Set down the data below without change, skipping the pictures it holds.

## begin Data lines

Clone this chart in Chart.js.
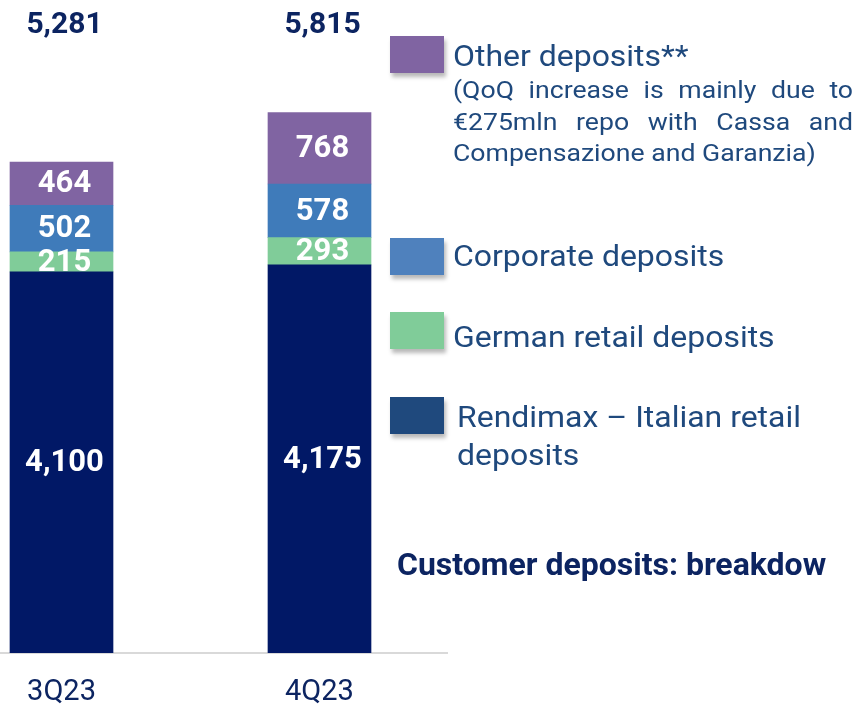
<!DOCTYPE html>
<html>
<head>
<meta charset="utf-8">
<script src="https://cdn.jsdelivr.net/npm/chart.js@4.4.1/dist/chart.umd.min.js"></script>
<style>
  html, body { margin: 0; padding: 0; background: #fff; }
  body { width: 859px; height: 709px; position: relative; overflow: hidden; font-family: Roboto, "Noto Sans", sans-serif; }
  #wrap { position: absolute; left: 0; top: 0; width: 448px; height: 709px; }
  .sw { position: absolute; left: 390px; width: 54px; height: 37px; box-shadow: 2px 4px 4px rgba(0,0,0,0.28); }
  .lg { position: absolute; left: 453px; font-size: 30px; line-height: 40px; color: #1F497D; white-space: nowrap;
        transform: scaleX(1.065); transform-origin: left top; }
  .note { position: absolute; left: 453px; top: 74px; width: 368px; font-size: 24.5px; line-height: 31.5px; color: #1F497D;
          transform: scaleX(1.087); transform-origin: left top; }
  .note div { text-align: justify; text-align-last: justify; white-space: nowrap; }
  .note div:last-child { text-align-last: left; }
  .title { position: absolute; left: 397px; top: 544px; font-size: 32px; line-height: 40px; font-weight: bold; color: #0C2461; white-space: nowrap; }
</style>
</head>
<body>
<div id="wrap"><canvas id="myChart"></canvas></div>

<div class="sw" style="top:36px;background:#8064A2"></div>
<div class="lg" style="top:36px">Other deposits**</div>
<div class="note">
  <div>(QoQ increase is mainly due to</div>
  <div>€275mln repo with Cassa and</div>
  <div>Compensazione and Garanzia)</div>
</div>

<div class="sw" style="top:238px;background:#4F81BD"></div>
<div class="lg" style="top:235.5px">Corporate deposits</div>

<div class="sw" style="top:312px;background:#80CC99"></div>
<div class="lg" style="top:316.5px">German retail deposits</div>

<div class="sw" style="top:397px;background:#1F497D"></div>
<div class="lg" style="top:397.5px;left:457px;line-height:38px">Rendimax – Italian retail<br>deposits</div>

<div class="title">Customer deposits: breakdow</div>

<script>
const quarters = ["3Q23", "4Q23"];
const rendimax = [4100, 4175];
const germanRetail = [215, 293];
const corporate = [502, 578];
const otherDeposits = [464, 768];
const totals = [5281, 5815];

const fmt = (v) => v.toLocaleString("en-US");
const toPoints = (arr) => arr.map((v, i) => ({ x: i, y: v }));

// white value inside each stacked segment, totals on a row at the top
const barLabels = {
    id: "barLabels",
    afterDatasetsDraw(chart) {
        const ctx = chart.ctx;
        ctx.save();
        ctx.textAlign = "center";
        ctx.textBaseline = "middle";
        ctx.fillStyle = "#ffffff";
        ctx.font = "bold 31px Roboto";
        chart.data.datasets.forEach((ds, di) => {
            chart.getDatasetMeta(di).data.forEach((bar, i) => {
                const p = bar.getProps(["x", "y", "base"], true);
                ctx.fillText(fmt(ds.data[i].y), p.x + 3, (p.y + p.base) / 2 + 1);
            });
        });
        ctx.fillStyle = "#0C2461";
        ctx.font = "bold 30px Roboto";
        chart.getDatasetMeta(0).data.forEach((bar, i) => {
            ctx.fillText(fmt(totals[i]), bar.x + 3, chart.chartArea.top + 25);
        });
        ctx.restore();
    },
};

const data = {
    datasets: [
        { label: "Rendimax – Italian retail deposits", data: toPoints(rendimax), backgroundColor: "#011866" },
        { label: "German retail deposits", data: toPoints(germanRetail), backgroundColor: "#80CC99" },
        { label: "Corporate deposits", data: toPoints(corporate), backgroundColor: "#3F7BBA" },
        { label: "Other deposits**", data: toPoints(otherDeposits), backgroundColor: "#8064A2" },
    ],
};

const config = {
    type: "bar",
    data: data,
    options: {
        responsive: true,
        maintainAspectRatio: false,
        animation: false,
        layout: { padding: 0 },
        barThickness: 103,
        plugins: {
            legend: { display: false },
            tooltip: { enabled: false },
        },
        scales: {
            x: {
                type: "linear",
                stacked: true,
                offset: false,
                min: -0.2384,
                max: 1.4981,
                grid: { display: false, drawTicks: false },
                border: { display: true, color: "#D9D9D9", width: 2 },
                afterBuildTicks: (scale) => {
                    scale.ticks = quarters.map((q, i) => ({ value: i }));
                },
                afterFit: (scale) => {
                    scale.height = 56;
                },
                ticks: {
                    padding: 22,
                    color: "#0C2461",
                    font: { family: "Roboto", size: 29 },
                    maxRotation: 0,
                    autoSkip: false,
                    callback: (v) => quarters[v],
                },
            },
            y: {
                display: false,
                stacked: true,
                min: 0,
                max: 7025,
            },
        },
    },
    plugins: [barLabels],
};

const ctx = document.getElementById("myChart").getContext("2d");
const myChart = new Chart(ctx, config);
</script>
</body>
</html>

## end Data lines

Exercise result:
Clone this chart in Chart.js.
<!DOCTYPE html>
<html>
<head>
<meta charset="utf-8">
<script src="https://cdn.jsdelivr.net/npm/chart.js@4.4.1/dist/chart.umd.min.js"></script>
<style>
  html, body { margin: 0; padding: 0; background: #fff; }
  body { width: 859px; height: 709px; position: relative; overflow: hidden; font-family: Roboto, "Noto Sans", sans-serif; }
  #wrap { position: absolute; left: 0; top: 0; width: 448px; height: 709px; }
  .sw { position: absolute; left: 390px; width: 54px; height: 37px; box-shadow: 2px 4px 4px rgba(0,0,0,0.28); }
  .lg { position: absolute; left: 453px; font-size: 30px; line-height: 40px; color: #1F497D; white-space: nowrap;
        transform: scaleX(1.065); transform-origin: left top; }
  .note { position: absolute; left: 453px; top: 74px; width: 368px; font-size: 24.5px; line-height: 31.5px; color: #1F497D;
          transform: scaleX(1.087); transform-origin: left top; }
  .note div { text-align: justify; text-align-last: justify; white-space: nowrap; }
  .note div:last-child { text-align-last: left; }
  .title { position: absolute; left: 397px; top: 544px; font-size: 32px; line-height: 40px; font-weight: bold; color: #0C2461; white-space: nowrap; }
</style>
</head>
<body>
<div id="wrap"><canvas id="myChart"></canvas></div>

<div class="sw" style="top:36px;background:#8064A2"></div>
<div class="lg" style="top:36px">Other deposits**</div>
<div class="note">
  <div>(QoQ increase is mainly due to</div>
  <div>€275mln repo with Cassa and</div>
  <div>Compensazione and Garanzia)</div>
</div>

<div class="sw" style="top:238px;background:#4F81BD"></div>
<div class="lg" style="top:235.5px">Corporate deposits</div>

<div class="sw" style="top:312px;background:#80CC99"></div>
<div class="lg" style="top:316.5px">German retail deposits</div>

<div class="sw" style="top:397px;background:#1F497D"></div>
<div class="lg" style="top:397.5px;left:457px;line-height:38px">Rendimax – Italian retail<br>deposits</div>

<div class="title">Customer deposits: breakdow</div>

<script>
const quarters = ["3Q23", "4Q23"];
const rendimax = [4100, 4175];
const germanRetail = [215, 293];
const corporate = [502, 578];
const otherDeposits = [464, 768];
const totals = [5281, 5815];

const fmt = (v) => v.toLocaleString("en-US");
const toPoints = (arr) => arr.map((v, i) => ({ x: i, y: v }));

// white value inside each stacked segment, totals on a row at the top
const barLabels = {
    id: "barLabels",
    afterDatasetsDraw(chart) {
        const ctx = chart.ctx;
        ctx.save();
        ctx.textAlign = "center";
        ctx.textBaseline = "middle";
        ctx.fillStyle = "#ffffff";
        ctx.font = "bold 31px Roboto";
        chart.data.datasets.forEach((ds, di) => {
            chart.getDatasetMeta(di).data.forEach((bar, i) => {
                const p = bar.getProps(["x", "y", "base"], true);
                ctx.fillText(fmt(ds.data[i].y), p.x + 3, (p.y + p.base) / 2 + 1);
            });
        });
        ctx.fillStyle = "#0C2461";
        ctx.font = "bold 30px Roboto";
        chart.getDatasetMeta(0).data.forEach((bar, i) => {
            ctx.fillText(fmt(totals[i]), bar.x + 3, chart.chartArea.top + 25);
        });
        ctx.restore();
    },
};

const data = {
    datasets: [
        { label: "Rendimax – Italian retail deposits", data: toPoints(rendimax), backgroundColor: "#011866" },
        { label: "German retail deposits", data: toPoints(germanRetail), backgroundColor: "#80CC99" },
        { label: "Corporate deposits", data: toPoints(corporate), backgroundColor: "#3F7BBA" },
        { label: "Other deposits**", data: toPoints(otherDeposits), backgroundColor: "#8064A2" },
    ],
};

const config = {
    type: "bar",
    data: data,
    options: {
        responsive: true,
        maintainAspectRatio: false,
        animation: false,
        layout: { padding: 0 },
        barThickness: 103,
        plugins: {
            legend: { display: false },
            tooltip: { enabled: false },
        },
        scales: {
            x: {
                type: "linear",
                stacked: true,
                offset: false,
                min: -0.2384,
                max: 1.4981,
                grid: { display: false, drawTicks: false },
                border: { display: true, color: "#D9D9D9", width: 2 },
                afterBuildTicks: (scale) => {
                    scale.ticks = quarters.map((q, i) => ({ value: i }));
                },
                afterFit: (scale) => {
                    scale.height = 56;
                },
                ticks: {
                    padding: 22,
                    color: "#0C2461",
                    font: { family: "Roboto", size: 29 },
                    maxRotation: 0,
                    autoSkip: false,
                    callback: (v) => quarters[v],
                },
            },
            y: {
                display: false,
                stacked: true,
                min: 0,
                max: 7025,
            },
        },
    },
    plugins: [barLabels],
};

const ctx = document.getElementById("myChart").getContext("2d");
const myChart = new Chart(ctx, config);
</script>
</body>
</html>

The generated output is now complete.